I had my dds and chose to become a cm, and I love it, motherhood and my career.

Before kids all I really wanted was to have kids, and be a writer.

I still write lots in my spare time of which I have very little. So I guess things could have been different had I pursued that side of things more, but there is always another day !

Wouldn't change a thing.

chipmonkey · 03/10/2008 20:59

No, I was a Feminist you see and actually thought that if I had a family I would put my career before my children! As if!

Luckily my job is family-friendly as jobs go, easy to do part-time or locum if you want. The only downside is being expected to work fecking Saturdays when most other people are off! In fairness that has worked out OK-ish for us in that dh has the boys to himself on Saturdays meaning that we need less childcare during the week but it means we don't get proper weekends, except once a month.

Gettingbiggernow · 03/10/2008 21:17

My mum is I am planning on going back to work after having DC1. Having seen the struggles of my friends without a career, also given the current market climate, I am she thinks it's a possibility not to.

DH has a good job and earns well but who's to say how long that will last, companies are going down all the time. I am determined to cling onto career, now more than ever with having DC(s - hopefully in future) to support.

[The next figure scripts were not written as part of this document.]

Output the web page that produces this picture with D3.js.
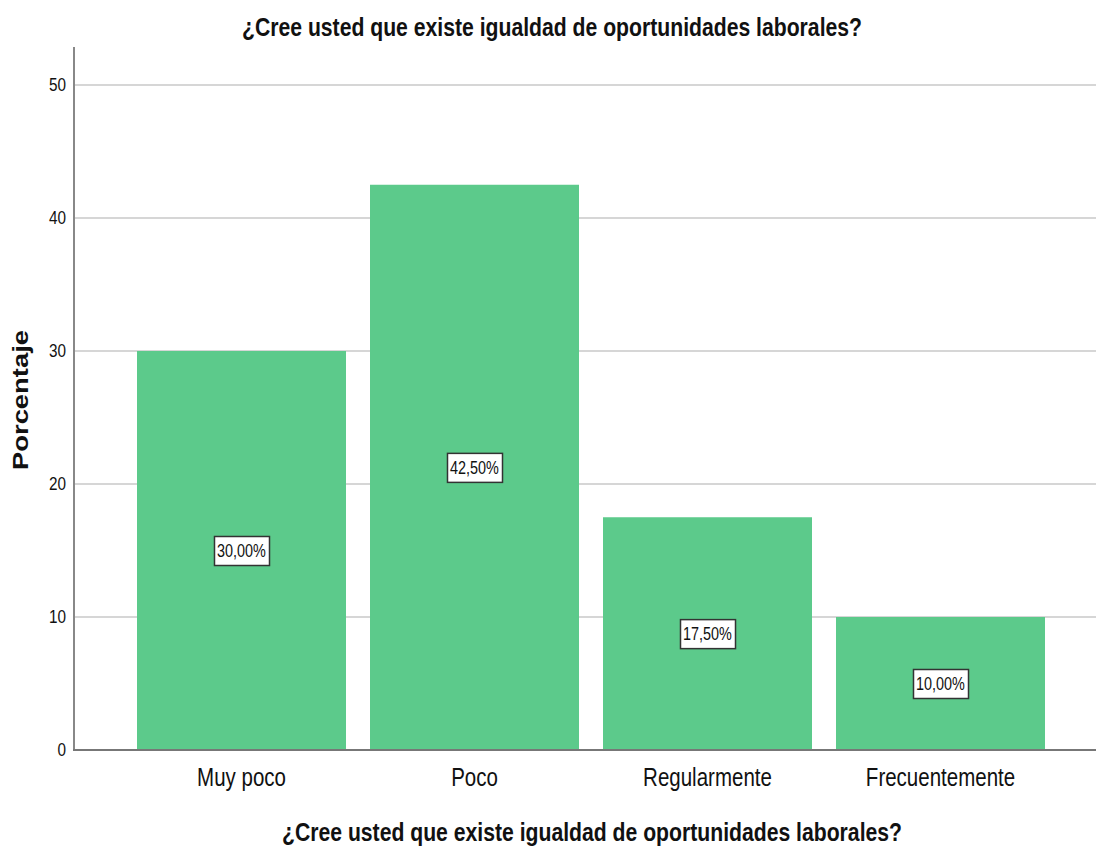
<!DOCTYPE html>
<html>
<head>
<meta charset="utf-8">
<script src="https://cdn.jsdelivr.net/npm/d3@7"></script>
<style>
  body { margin: 0; background: #fff; }
  text { font-family: "Liberation Sans Narrow", "Arial Narrow", "Liberation Sans", sans-serif; fill: #111; }
  .grid line { stroke: #d6d6d6; stroke-width: 2; }
</style>
</head>
<body>
<div id="chart"></div>
<script>
const categories = ['Muy poco', 'Poco', 'Regularmente', 'Frecuentemente'];
const values = [30.0, 42.5, 17.5, 10.0];
const labels = ['30,00%', '42,50%', '17,50%', '10,00%'];
const yTicks = [0, 10, 20, 30, 40, 50];
const title = '¿Cree usted que existe igualdad de oportunidades laborales?';

const width = 1096, height = 850;
const svg = d3.select('#chart').append('svg')
    .attr('width', width).attr('height', height);

const x = d3.scaleBand().domain(categories)
    .range([113, 1069]).paddingInner(0.103).paddingOuter(0.103);
const y = d3.scaleLinear().domain([0, 50]).range([750, 85]);

// gridlines
svg.append('g').attr('class', 'grid')
   .selectAll('line').data(yTicks.filter(d => d > 0)).enter()
   .append('line')
   .attr('x1', 74).attr('x2', width)
   .attr('y1', d => y(d)).attr('y2', d => y(d));

// bars
svg.append('g').selectAll('rect')
   .data(values).enter().append('rect')
   .attr('x', (d, i) => x(categories[i]))
   .attr('width', x.bandwidth())
   .attr('y', d => y(d))
   .attr('height', d => y(0) - y(d))
   .attr('fill', '#5cca8b');

// y axis
let yAxis = svg.append('g')
    .attr('transform', 'translate(74,0)')
    .call(d3.axisLeft(y).tickValues(yTicks).tickSize(0).tickPadding(0));
yAxis.select('path.domain').remove();
yAxis.append('line').attr('x1', 0).attr('x2', 0).attr('y1', 47).attr('y2', 751)
     .attr('stroke', '#888').attr('stroke-width', 2);
yAxis.selectAll('.tick text')
     .attr('x', 0)
     .attr('transform', 'translate(-8,0) scale(0.85,1)')
     .attr('font-size', 18).attr('font-family', null).attr('fill', '#222');

// x baseline
svg.append('line').attr('x1', 73).attr('x2', width)
   .attr('y1', y(0)).attr('y2', y(0))
   .attr('stroke', '#777').attr('stroke-width', 2);

// category labels
let xAxis = svg.append('g')
    .attr('transform', `translate(0,${y(0)})`)
    .call(d3.axisBottom(x).tickSize(0).tickPadding(0));
xAxis.select('path.domain').remove();
xAxis.selectAll('.tick text')
     .attr('y', 0).attr('dy', null)
     .attr('transform', 'translate(0,36) scale(0.82,1)')
     .attr('font-size', 25).attr('font-family', null).attr('fill', '#222');

// value labels
let lbl = svg.append('g').selectAll('g')
    .data(values).enter().append('g')
    .attr('transform', (d, i) => `translate(${x(categories[i]) + x.bandwidth() / 2},${y(d / 2)})`);
lbl.append('rect')
   .attr('x', -27).attr('y', -14).attr('width', 55).attr('height', 29)
   .attr('fill', '#fff').attr('stroke', '#333').attr('stroke-width', 1.5);
lbl.append('text')
   .attr('text-anchor', 'middle').attr('dy', '0.37em')
   .attr('transform', 'scale(0.8,1)')
   .attr('font-size', 18)
   .text((d, i) => labels[i]);

// titles
svg.append('text')
   .attr('x', 552).attr('y', 36).attr('text-anchor', 'middle')
   .attr('font-size', 25).attr('font-weight', 'bold')
   .attr('textLength', 620).attr('lengthAdjust', 'spacingAndGlyphs')
   .text(title);
svg.append('text')
   .attr('x', 592).attr('y', 841).attr('text-anchor', 'middle')
   .attr('font-size', 25).attr('font-weight', 'bold')
   .attr('textLength', 620).attr('lengthAdjust', 'spacingAndGlyphs')
   .text(title);
svg.append('text')
   .attr('transform', 'translate(28,400) rotate(-90)')
   .attr('text-anchor', 'middle')
   .attr('font-family', '"Liberation Sans", Arial, sans-serif')
   .attr('font-size', 22).attr('font-weight', 'bold')
   .attr('textLength', 140).attr('lengthAdjust', 'spacingAndGlyphs')
   .text('Porcentaje');
</script>
</body>
</html>
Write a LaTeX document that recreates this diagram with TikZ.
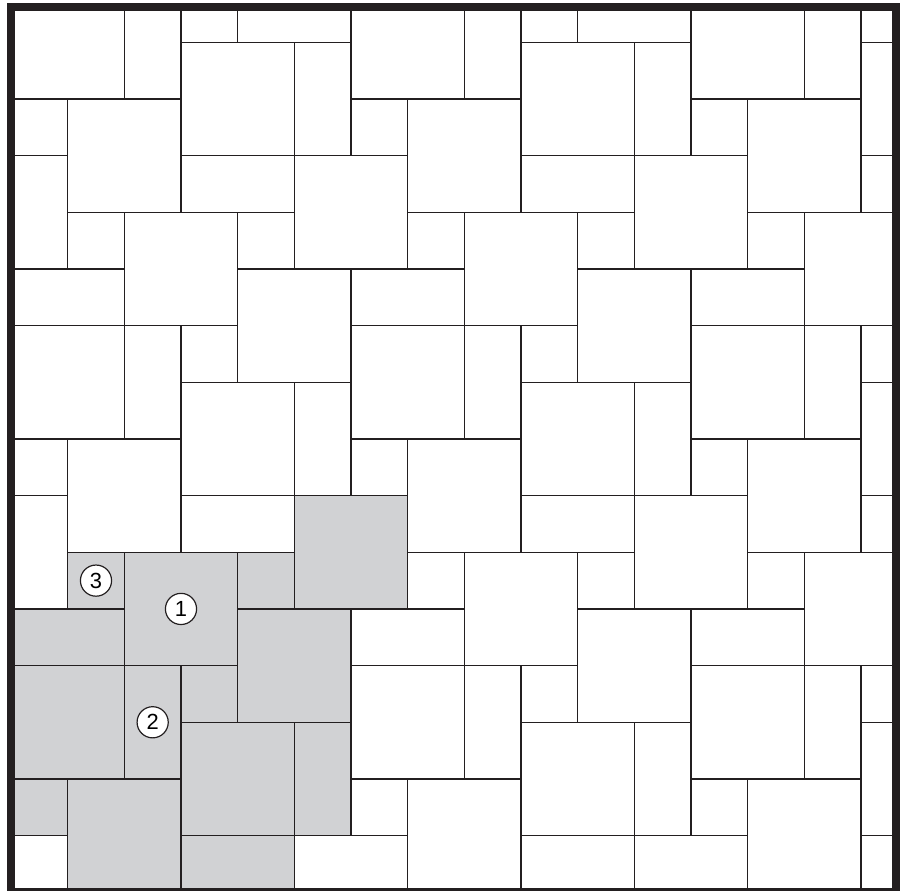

woodstock3 · 11/10/2008 20:59

well i did think about it. unfortunately in my 20s i vaguely decided that a baby wouldn't change my life and there was no need to make a fuss about it. needless to say it hasn't worked out quite like that
if i was doing it all over again i'd do the same thing (journalism) but i'd work for a nice big well-behaved corporation like the bbc with proper flexible working policies where you can take a career break. rather than a part of the industry that sacks women for getting pregnant.